Americans under the age of 50 may not be aware of how tightly the federal government controlled the industry before 1978. Prior to deregulation, the Civil Aeronautics Board (CAB), the federal agency with economic regulatory authority over airlines, decided how many (and which) airlines were licensed to fly any given route (e.g., New York to Dallas) and how much those airlines could charge passengers on that route. The CAB even had authority to prohibit airlines from terminating service on a given route. The ADA abolished the CAB and liberated the airlines to make their own, market-driven decisions about which routes to enter and exit and how much to charge. (The ADA focused on economic regulation; it did not alter the FAA’s broad authority to regulate airline safety.)
The ADA did not strip away all federal economic regulation of airlines: rather, the legislation transferred a residual measure of authority to the U.S. Department of Transportation (DOT), including the authority to prohibit airlines from engaging in “unfair or deceptive practices” and “unfair methods of competition.” In doing so, however, Congress cautioned DOT to place “maximum reliance on competitive market forces and on actual and potential competition” as the best way to achieve “efficiency, innovation, and low prices” and “variety and quality of air transportation services.”
Airline deregulation has been an outstanding, but arguably underappreciated, success. It has transformed air travel from an expensive means of transportation that was not accessible to many Americans into an affordable option for the traveling public.

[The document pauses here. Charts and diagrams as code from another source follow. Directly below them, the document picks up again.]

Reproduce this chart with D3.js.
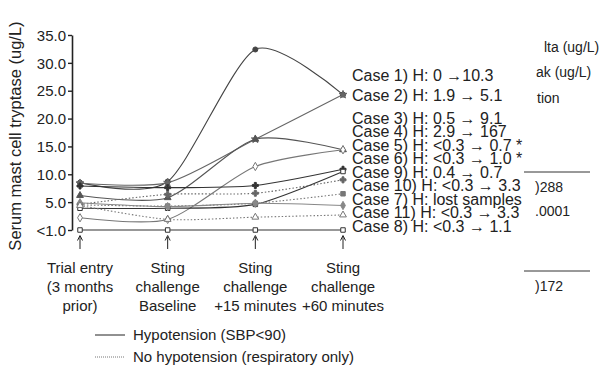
<!DOCTYPE html>
<html><head><meta charset="utf-8">
<script src="https://cdn.jsdelivr.net/npm/d3@7"></script>
<style>body{margin:0;background:#fff}svg{display:block}text{font-family:"Liberation Sans",Arial,sans-serif;fill:#222}</style>
</head><body><svg id="c" width="599" height="372"></svg>
<script>
const timepoints = [["Trial entry","(3 months","prior)"],["Sting","challenge","Baseline"],["Sting","challenge","+15 minutes"],["Sting","challenge","+60 minutes"]];
const yTicks = [0,5,10,15,20,25,30,35];
const yTickLabels = ["<1.0","5.0","10.0","15.0","20.0","25.0","30.0","35.0"];
const caseNames = ["Case 1","Case 2","Case 3","Case 4","Case 5","Case 6","Case 9","Case 10","Case 7","Case 11","Case 8"];
const caseLabels = ["Case 1) H: 0 \u219210.3","Case 2) H: 1.9 \u2192 5.1","Case 3) H: 0.5 \u2192 9.1","Case 4) H: 2.9 \u2192 167","Case 5) H: <0.3 \u2192 0.7 *","Case 6) H: <0.3 \u2192 1.0 *","Case 9) H: 0.4 \u2192 0.7","Case 10) H: <0.3 \u2192 3.3","Case 7) H: lost samples","Case 11) H: <0.3 \u2192 3.3","Case 8) H: <0.3 \u2192 1.1"];
const case1 = [8.5, 8.7, 32.4, 24.3];
const case2 = [8.4, 8.5, 16.3, 24.3];
const case3 = [6.2, 5.8, 16.3, 14.4];
const case4 = [2.2, 1.9, 11.4, 14.4];
const case5 = [7.9, 7.6, 8.0, 10.9];
const case6 = [3.9, 3.9, 4.6, 10.5];
const case9 = [4.6, 6.4, 6.6, 9.0];
const case10 = [4.5, 4.3, 4.8, 6.5];
const case7 = [4.9, 4.2, 4.8, 4.4];
const case11 = [4.4, 1.9, 2.3, 2.7];
const case8 = [0, 0, 0, 0];
const seriesValues = [case1,case2,case3,case4,case5,case6,case9,case10,case7,case11,case8];
const hypotension = [true,true,true,true,true,true,false,false,true,false,true];
const legendLabels = ["Hypotension (SBP<90)","No hypotension (respiratory only)"];
const bgTexts = ["lta (ug/L)","ak (ug/L)","tion",")288",".0001",")172"];

const svg = d3.select("#c");
const x = d3.scalePoint().domain(d3.range(timepoints.length)).range([80,343]);
const y = d3.scaleLinear().domain([0,35]).range([230,35]);

// faint background bleed (cropped table)
const bg = svg.append("g");
const bgPos = [[544,52],[536,77],[537,103],[535,192],[535,216],[535,291]];
bgTexts.forEach((t,i)=>bg.append("text").attr("x",bgPos[i][0]).attr("y",bgPos[i][1]).attr("fill","#333").style("font-size","14px").text(t));
[172,271].forEach(v=>svg.append("line").attr("x1",524).attr("x2",590).attr("y1",v).attr("y2",v).attr("stroke","#333").attr("stroke-width",1));

// y axis
const yAxis = d3.axisLeft(y).tickValues(yTicks).tickFormat((d,i)=>yTickLabels[i]).tickSize(4).tickSizeOuter(0);
const ga = svg.append("g").attr("transform","translate(72,0)").call(yAxis);
ga.select(".domain").attr("stroke","#222").attr("stroke-width",1.6);
ga.selectAll(".tick line").attr("stroke","#222").attr("stroke-width",1.4);
ga.selectAll(".tick text").style("font-size","15px").attr("fill","#222").attr("x",-6).attr("dy","0.35em").style("font-family","Liberation Sans, Arial, sans-serif");

svg.append("text").attr("transform","translate(21,136) rotate(-90)").attr("text-anchor","middle").style("font-size","16.5px").text("Serum mast cell tryptase (ug/L)");

// lines
const colors = ["#444","#666","#555","#777","#333","#333","#666","#777","#888","#777","#333"];
const line = d3.line().x((d,i)=>x(i)).y(d=>y(d)).curve(d3.curveCardinal.tension(0.25));
seriesValues.forEach((vals,k)=>{
  svg.append("path").datum(vals).attr("d",line).attr("fill","none")
    .attr("stroke",colors[k]).attr("stroke-width",1.1)
    .attr("stroke-dasharray",hypotension[k]?null:"1.5,2");
});
// markers
const syms = [d3.symbolCircle,d3.symbolStar,d3.symbolTriangle,d3.symbolDiamond,d3.symbolCross,d3.symbolSquare,d3.symbolCross,d3.symbolSquare,d3.symbolDiamond,d3.symbolTriangle,d3.symbolSquare];
const filled = [true,true,true,false,true,false,true,true,true,false,false];
seriesValues.forEach((vals,k)=>{
  const sym = d3.symbol().type(syms[k]).size(20);
  svg.append("g").selectAll("path").data(vals).join("path")
    .attr("transform",(d,i)=>`translate(${x(i)},${y(d)})`).attr("d",sym)
    .attr("fill",filled[k]?colors[k]:"#fff").attr("stroke",colors[k]).attr("stroke-width",1);
});

// arrows and x labels
timepoints.forEach((lines,i)=>{
  const cx = x(i);
  svg.append("line").attr("x1",cx).attr("x2",cx).attr("y1",249).attr("y2",237).attr("stroke","#222").attr("stroke-width",1);
  svg.append("path").attr("d",`M${cx-2.5},${240.5}L${cx},${235.5}L${cx+2.5},${240.5}`).attr("fill","none").attr("stroke","#222").attr("stroke-width",1);
  lines.forEach((t,j)=>svg.append("text").attr("x",cx).attr("y",273+j*19).attr("text-anchor","middle").style("font-size","15px").text(t));
});

// case labels
const labelY = [75,95,118,131.5,145,158.5,172,185.5,199,212.5,226];
caseLabels.forEach((t,k)=>{
  svg.append("text").attr("x",352).attr("y",labelY[k]).attr("dy","0.35em").style("font-size","16px").text(t);
});

// legend
legendLabels.forEach((t,k)=>{
  const ly = 335 + k*22;
  svg.append("line").attr("x1",95).attr("x2",125).attr("y1",ly).attr("y2",ly)
    .attr("stroke",k?"#777":"#222").attr("stroke-width",1).attr("stroke-dasharray",k?"1,1":null);
  svg.append("text").attr("x",133).attr("y",ly).attr("dy","0.35em").style("font-size","15px").text(t);
});
</script></body></html>
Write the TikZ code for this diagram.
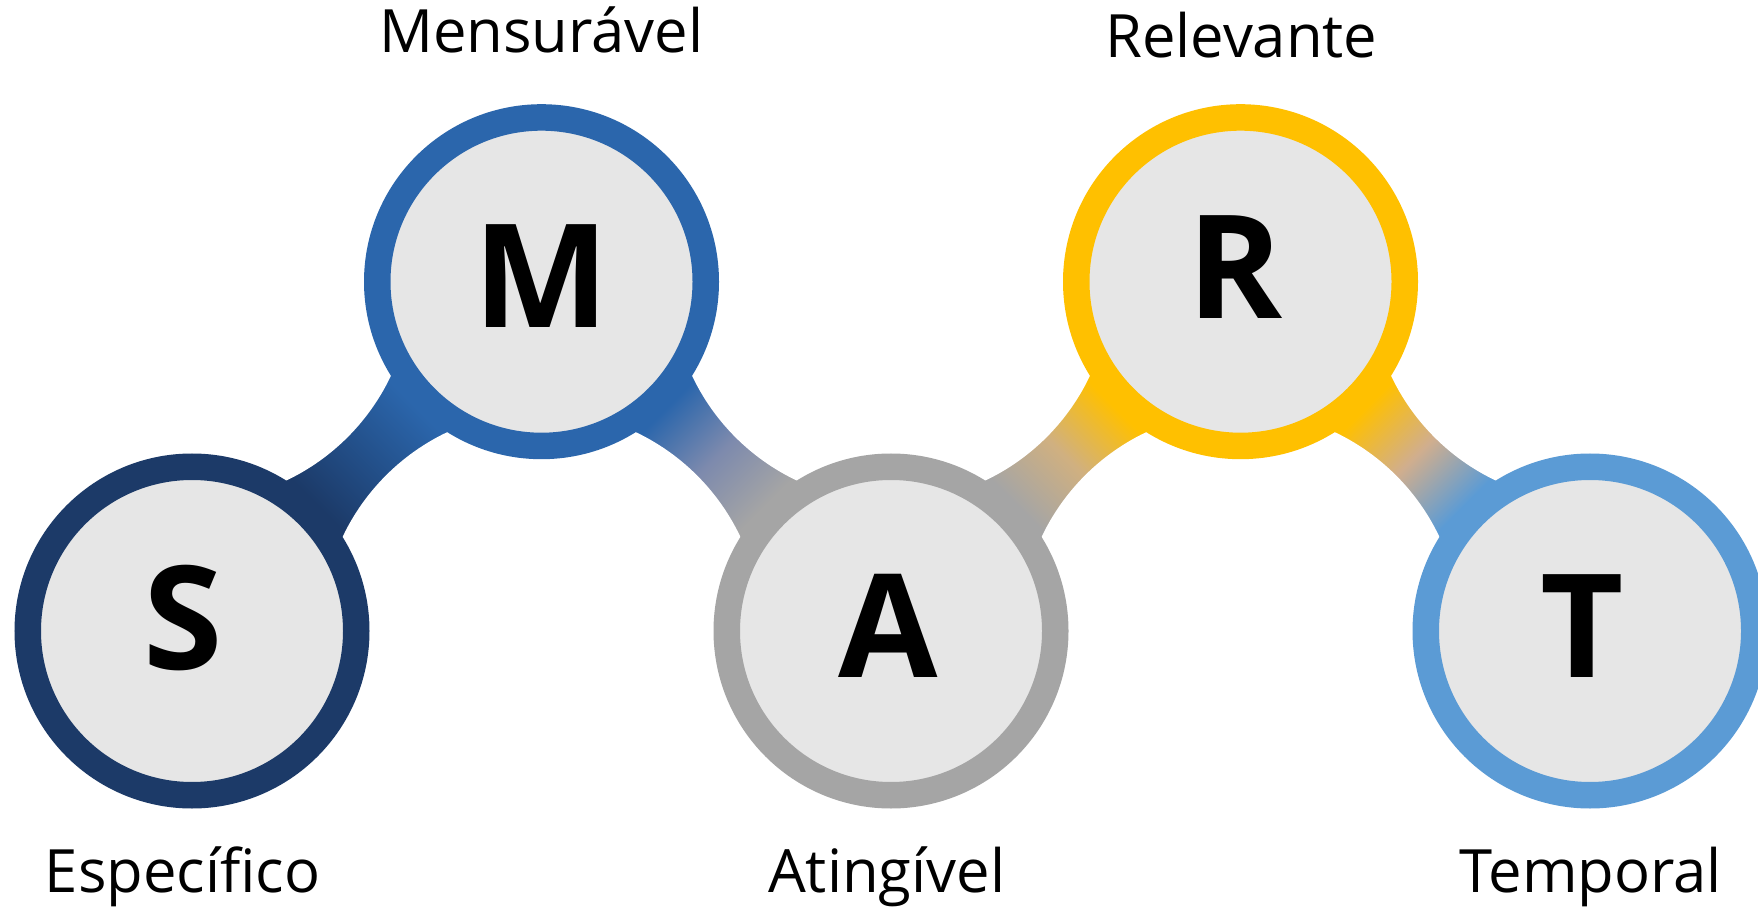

Fares are lower and airlines are offering more service options to more destinations. The highly competitive deregulated marketplace witnessed the demise of leading U.S. airlines of the regulated era (e.g., TWA, Pan Am, and Braniff), while others, such as Northwest Airlines, Continental Airlines, and US Airways, were retired by merger. Deregulation, however, also enabled the success of new entrant airlines, such as JetBlue Airways.